[Brief] Transcribe all of the material exactly, except for its pictures.

[Information provided]
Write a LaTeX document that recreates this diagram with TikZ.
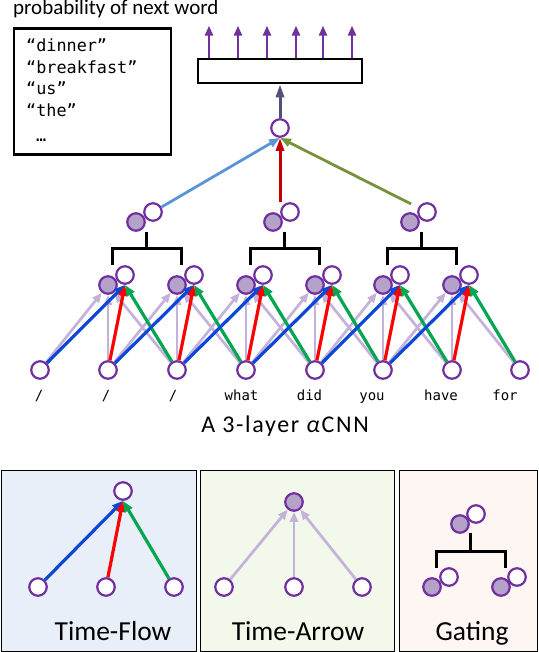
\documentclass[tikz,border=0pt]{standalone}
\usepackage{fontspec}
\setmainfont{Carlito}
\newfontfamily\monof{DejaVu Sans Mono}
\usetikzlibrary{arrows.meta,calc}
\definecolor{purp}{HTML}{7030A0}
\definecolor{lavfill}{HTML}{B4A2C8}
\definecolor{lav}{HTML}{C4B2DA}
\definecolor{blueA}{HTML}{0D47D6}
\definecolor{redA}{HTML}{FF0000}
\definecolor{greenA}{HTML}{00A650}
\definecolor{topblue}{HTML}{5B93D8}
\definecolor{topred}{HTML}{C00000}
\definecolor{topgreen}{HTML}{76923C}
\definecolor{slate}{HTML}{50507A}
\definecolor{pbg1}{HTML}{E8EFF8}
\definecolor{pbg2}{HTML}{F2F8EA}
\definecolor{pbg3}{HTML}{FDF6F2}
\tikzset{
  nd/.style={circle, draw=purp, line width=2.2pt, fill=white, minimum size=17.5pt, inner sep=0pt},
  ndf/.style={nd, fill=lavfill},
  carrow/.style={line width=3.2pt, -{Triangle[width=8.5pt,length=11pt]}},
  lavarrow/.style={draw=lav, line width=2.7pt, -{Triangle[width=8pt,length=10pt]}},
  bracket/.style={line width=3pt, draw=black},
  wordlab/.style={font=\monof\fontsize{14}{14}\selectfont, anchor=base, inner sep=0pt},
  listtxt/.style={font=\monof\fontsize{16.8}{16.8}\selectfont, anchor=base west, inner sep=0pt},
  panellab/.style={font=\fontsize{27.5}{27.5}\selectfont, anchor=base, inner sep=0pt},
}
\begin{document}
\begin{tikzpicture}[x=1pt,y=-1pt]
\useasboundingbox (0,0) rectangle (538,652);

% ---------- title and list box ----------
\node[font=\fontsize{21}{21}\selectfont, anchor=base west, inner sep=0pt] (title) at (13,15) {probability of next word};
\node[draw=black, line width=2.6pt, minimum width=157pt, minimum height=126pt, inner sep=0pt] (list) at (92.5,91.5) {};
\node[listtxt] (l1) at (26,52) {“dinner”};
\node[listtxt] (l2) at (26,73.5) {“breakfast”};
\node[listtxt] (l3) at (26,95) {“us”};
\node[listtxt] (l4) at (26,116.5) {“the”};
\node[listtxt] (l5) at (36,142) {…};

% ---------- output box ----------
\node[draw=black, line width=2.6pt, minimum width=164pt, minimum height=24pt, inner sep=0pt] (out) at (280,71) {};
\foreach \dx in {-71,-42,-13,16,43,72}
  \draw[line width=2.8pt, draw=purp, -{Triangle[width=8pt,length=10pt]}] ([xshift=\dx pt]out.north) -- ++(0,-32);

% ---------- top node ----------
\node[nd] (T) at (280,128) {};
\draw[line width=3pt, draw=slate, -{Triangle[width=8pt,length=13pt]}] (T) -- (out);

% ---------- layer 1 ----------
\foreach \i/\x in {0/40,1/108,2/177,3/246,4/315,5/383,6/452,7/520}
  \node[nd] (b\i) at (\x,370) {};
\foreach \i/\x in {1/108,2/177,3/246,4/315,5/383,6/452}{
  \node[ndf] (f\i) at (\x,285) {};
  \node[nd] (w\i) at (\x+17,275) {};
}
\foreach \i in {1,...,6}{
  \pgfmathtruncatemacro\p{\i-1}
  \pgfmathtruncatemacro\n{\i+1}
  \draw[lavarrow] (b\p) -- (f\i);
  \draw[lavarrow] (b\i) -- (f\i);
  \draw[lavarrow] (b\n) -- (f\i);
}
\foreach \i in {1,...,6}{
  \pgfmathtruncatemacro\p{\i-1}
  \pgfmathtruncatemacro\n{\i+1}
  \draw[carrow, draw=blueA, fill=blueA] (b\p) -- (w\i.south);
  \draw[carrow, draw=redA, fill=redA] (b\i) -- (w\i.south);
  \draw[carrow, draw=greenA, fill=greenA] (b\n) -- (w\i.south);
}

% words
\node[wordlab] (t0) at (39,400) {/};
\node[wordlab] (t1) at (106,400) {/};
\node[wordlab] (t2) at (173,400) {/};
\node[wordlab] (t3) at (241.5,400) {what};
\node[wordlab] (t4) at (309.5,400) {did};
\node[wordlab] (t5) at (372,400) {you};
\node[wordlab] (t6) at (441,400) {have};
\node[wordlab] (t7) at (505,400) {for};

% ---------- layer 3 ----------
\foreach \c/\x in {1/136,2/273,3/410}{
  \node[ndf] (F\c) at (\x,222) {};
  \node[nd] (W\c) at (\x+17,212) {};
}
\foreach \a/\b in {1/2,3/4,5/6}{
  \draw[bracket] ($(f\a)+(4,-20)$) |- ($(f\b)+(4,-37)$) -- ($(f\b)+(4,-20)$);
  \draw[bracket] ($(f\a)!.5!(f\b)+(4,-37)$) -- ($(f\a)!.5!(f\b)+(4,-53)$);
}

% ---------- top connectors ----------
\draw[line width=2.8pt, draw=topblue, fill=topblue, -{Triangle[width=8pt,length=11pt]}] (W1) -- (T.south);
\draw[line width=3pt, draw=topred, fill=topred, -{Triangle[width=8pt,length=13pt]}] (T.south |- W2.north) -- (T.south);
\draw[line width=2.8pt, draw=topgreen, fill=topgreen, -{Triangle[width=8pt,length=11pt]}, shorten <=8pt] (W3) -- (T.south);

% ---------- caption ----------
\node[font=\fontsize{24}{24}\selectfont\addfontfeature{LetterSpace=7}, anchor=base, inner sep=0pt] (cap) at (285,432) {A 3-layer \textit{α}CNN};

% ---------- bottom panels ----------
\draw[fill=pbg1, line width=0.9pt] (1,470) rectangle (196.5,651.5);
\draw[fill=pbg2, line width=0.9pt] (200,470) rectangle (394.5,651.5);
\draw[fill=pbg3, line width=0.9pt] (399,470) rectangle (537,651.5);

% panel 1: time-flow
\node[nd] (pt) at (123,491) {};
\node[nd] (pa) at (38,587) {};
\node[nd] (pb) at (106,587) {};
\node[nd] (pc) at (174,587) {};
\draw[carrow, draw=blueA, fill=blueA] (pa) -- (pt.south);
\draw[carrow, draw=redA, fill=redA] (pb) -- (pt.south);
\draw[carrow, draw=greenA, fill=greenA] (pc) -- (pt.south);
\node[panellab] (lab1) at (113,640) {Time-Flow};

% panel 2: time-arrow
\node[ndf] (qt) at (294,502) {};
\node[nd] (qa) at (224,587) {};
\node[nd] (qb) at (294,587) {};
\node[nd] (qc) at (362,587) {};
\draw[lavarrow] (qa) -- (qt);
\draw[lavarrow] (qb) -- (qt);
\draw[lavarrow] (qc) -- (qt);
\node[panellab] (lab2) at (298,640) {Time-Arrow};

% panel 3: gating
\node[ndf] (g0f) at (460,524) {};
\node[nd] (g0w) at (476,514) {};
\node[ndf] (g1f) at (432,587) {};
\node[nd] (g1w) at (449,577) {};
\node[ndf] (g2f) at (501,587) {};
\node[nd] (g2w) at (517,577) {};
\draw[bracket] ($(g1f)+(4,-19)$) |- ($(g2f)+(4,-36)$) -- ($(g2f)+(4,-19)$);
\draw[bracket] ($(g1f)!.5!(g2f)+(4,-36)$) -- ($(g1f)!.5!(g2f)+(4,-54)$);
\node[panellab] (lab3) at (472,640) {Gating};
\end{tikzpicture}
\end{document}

[Full response]
Write a LaTeX document that recreates this diagram with TikZ.
\documentclass[tikz,border=0pt]{standalone}
\usepackage{fontspec}
\setmainfont{Carlito}
\newfontfamily\monof{DejaVu Sans Mono}
\usetikzlibrary{arrows.meta,calc}
\definecolor{purp}{HTML}{7030A0}
\definecolor{lavfill}{HTML}{B4A2C8}
\definecolor{lav}{HTML}{C4B2DA}
\definecolor{blueA}{HTML}{0D47D6}
\definecolor{redA}{HTML}{FF0000}
\definecolor{greenA}{HTML}{00A650}
\definecolor{topblue}{HTML}{5B93D8}
\definecolor{topred}{HTML}{C00000}
\definecolor{topgreen}{HTML}{76923C}
\definecolor{slate}{HTML}{50507A}
\definecolor{pbg1}{HTML}{E8EFF8}
\definecolor{pbg2}{HTML}{F2F8EA}
\definecolor{pbg3}{HTML}{FDF6F2}
\tikzset{
  nd/.style={circle, draw=purp, line width=2.2pt, fill=white, minimum size=17.5pt, inner sep=0pt},
  ndf/.style={nd, fill=lavfill},
  carrow/.style={line width=3.2pt, -{Triangle[width=8.5pt,length=11pt]}},
  lavarrow/.style={draw=lav, line width=2.7pt, -{Triangle[width=8pt,length=10pt]}},
  bracket/.style={line width=3pt, draw=black},
  wordlab/.style={font=\monof\fontsize{14}{14}\selectfont, anchor=base, inner sep=0pt},
  listtxt/.style={font=\monof\fontsize{16.8}{16.8}\selectfont, anchor=base west, inner sep=0pt},
  panellab/.style={font=\fontsize{27.5}{27.5}\selectfont, anchor=base, inner sep=0pt},
}
\begin{document}
\begin{tikzpicture}[x=1pt,y=-1pt]
\useasboundingbox (0,0) rectangle (538,652);

% ---------- title and list box ----------
\node[font=\fontsize{21}{21}\selectfont, anchor=base west, inner sep=0pt] (title) at (13,15) {probability of next word};
\node[draw=black, line width=2.6pt, minimum width=157pt, minimum height=126pt, inner sep=0pt] (list) at (92.5,91.5) {};
\node[listtxt] (l1) at (26,52) {“dinner”};
\node[listtxt] (l2) at (26,73.5) {“breakfast”};
\node[listtxt] (l3) at (26,95) {“us”};
\node[listtxt] (l4) at (26,116.5) {“the”};
\node[listtxt] (l5) at (36,142) {…};

% ---------- output box ----------
\node[draw=black, line width=2.6pt, minimum width=164pt, minimum height=24pt, inner sep=0pt] (out) at (280,71) {};
\foreach \dx in {-71,-42,-13,16,43,72}
  \draw[line width=2.8pt, draw=purp, -{Triangle[width=8pt,length=10pt]}] ([xshift=\dx pt]out.north) -- ++(0,-32);

% ---------- top node ----------
\node[nd] (T) at (280,128) {};
\draw[line width=3pt, draw=slate, -{Triangle[width=8pt,length=13pt]}] (T) -- (out);

% ---------- layer 1 ----------
\foreach \i/\x in {0/40,1/108,2/177,3/246,4/315,5/383,6/452,7/520}
  \node[nd] (b\i) at (\x,370) {};
\foreach \i/\x in {1/108,2/177,3/246,4/315,5/383,6/452}{
  \node[ndf] (f\i) at (\x,285) {};
  \node[nd] (w\i) at (\x+17,275) {};
}
\foreach \i in {1,...,6}{
  \pgfmathtruncatemacro\p{\i-1}
  \pgfmathtruncatemacro\n{\i+1}
  \draw[lavarrow] (b\p) -- (f\i);
  \draw[lavarrow] (b\i) -- (f\i);
  \draw[lavarrow] (b\n) -- (f\i);
}
\foreach \i in {1,...,6}{
  \pgfmathtruncatemacro\p{\i-1}
  \pgfmathtruncatemacro\n{\i+1}
  \draw[carrow, draw=blueA, fill=blueA] (b\p) -- (w\i.south);
  \draw[carrow, draw=redA, fill=redA] (b\i) -- (w\i.south);
  \draw[carrow, draw=greenA, fill=greenA] (b\n) -- (w\i.south);
}

% words
\node[wordlab] (t0) at (39,400) {/};
\node[wordlab] (t1) at (106,400) {/};
\node[wordlab] (t2) at (173,400) {/};
\node[wordlab] (t3) at (241.5,400) {what};
\node[wordlab] (t4) at (309.5,400) {did};
\node[wordlab] (t5) at (372,400) {you};
\node[wordlab] (t6) at (441,400) {have};
\node[wordlab] (t7) at (505,400) {for};

% ---------- layer 3 ----------
\foreach \c/\x in {1/136,2/273,3/410}{
  \node[ndf] (F\c) at (\x,222) {};
  \node[nd] (W\c) at (\x+17,212) {};
}
\foreach \a/\b in {1/2,3/4,5/6}{
  \draw[bracket] ($(f\a)+(4,-20)$) |- ($(f\b)+(4,-37)$) -- ($(f\b)+(4,-20)$);
  \draw[bracket] ($(f\a)!.5!(f\b)+(4,-37)$) -- ($(f\a)!.5!(f\b)+(4,-53)$);
}

% ---------- top connectors ----------
\draw[line width=2.8pt, draw=topblue, fill=topblue, -{Triangle[width=8pt,length=11pt]}] (W1) -- (T.south);
\draw[line width=3pt, draw=topred, fill=topred, -{Triangle[width=8pt,length=13pt]}] (T.south |- W2.north) -- (T.south);
\draw[line width=2.8pt, draw=topgreen, fill=topgreen, -{Triangle[width=8pt,length=11pt]}, shorten <=8pt] (W3) -- (T.south);

% ---------- caption ----------
\node[font=\fontsize{24}{24}\selectfont\addfontfeature{LetterSpace=7}, anchor=base, inner sep=0pt] (cap) at (285,432) {A 3-layer \textit{α}CNN};

% ---------- bottom panels ----------
\draw[fill=pbg1, line width=0.9pt] (1,470) rectangle (196.5,651.5);
\draw[fill=pbg2, line width=0.9pt] (200,470) rectangle (394.5,651.5);
\draw[fill=pbg3, line width=0.9pt] (399,470) rectangle (537,651.5);

% panel 1: time-flow
\node[nd] (pt) at (123,491) {};
\node[nd] (pa) at (38,587) {};
\node[nd] (pb) at (106,587) {};
\node[nd] (pc) at (174,587) {};
\draw[carrow, draw=blueA, fill=blueA] (pa) -- (pt.south);
\draw[carrow, draw=redA, fill=redA] (pb) -- (pt.south);
\draw[carrow, draw=greenA, fill=greenA] (pc) -- (pt.south);
\node[panellab] (lab1) at (113,640) {Time-Flow};

% panel 2: time-arrow
\node[ndf] (qt) at (294,502) {};
\node[nd] (qa) at (224,587) {};
\node[nd] (qb) at (294,587) {};
\node[nd] (qc) at (362,587) {};
\draw[lavarrow] (qa) -- (qt);
\draw[lavarrow] (qb) -- (qt);
\draw[lavarrow] (qc) -- (qt);
\node[panellab] (lab2) at (298,640) {Time-Arrow};

% panel 3: gating
\node[ndf] (g0f) at (460,524) {};
\node[nd] (g0w) at (476,514) {};
\node[ndf] (g1f) at (432,587) {};
\node[nd] (g1w) at (449,577) {};
\node[ndf] (g2f) at (501,587) {};
\node[nd] (g2w) at (517,577) {};
\draw[bracket] ($(g1f)+(4,-19)$) |- ($(g2f)+(4,-36)$) -- ($(g2f)+(4,-19)$);
\draw[bracket] ($(g1f)!.5!(g2f)+(4,-36)$) -- ($(g1f)!.5!(g2f)+(4,-54)$);
\node[panellab] (lab3) at (472,640) {Gating};
\end{tikzpicture}
\end{document}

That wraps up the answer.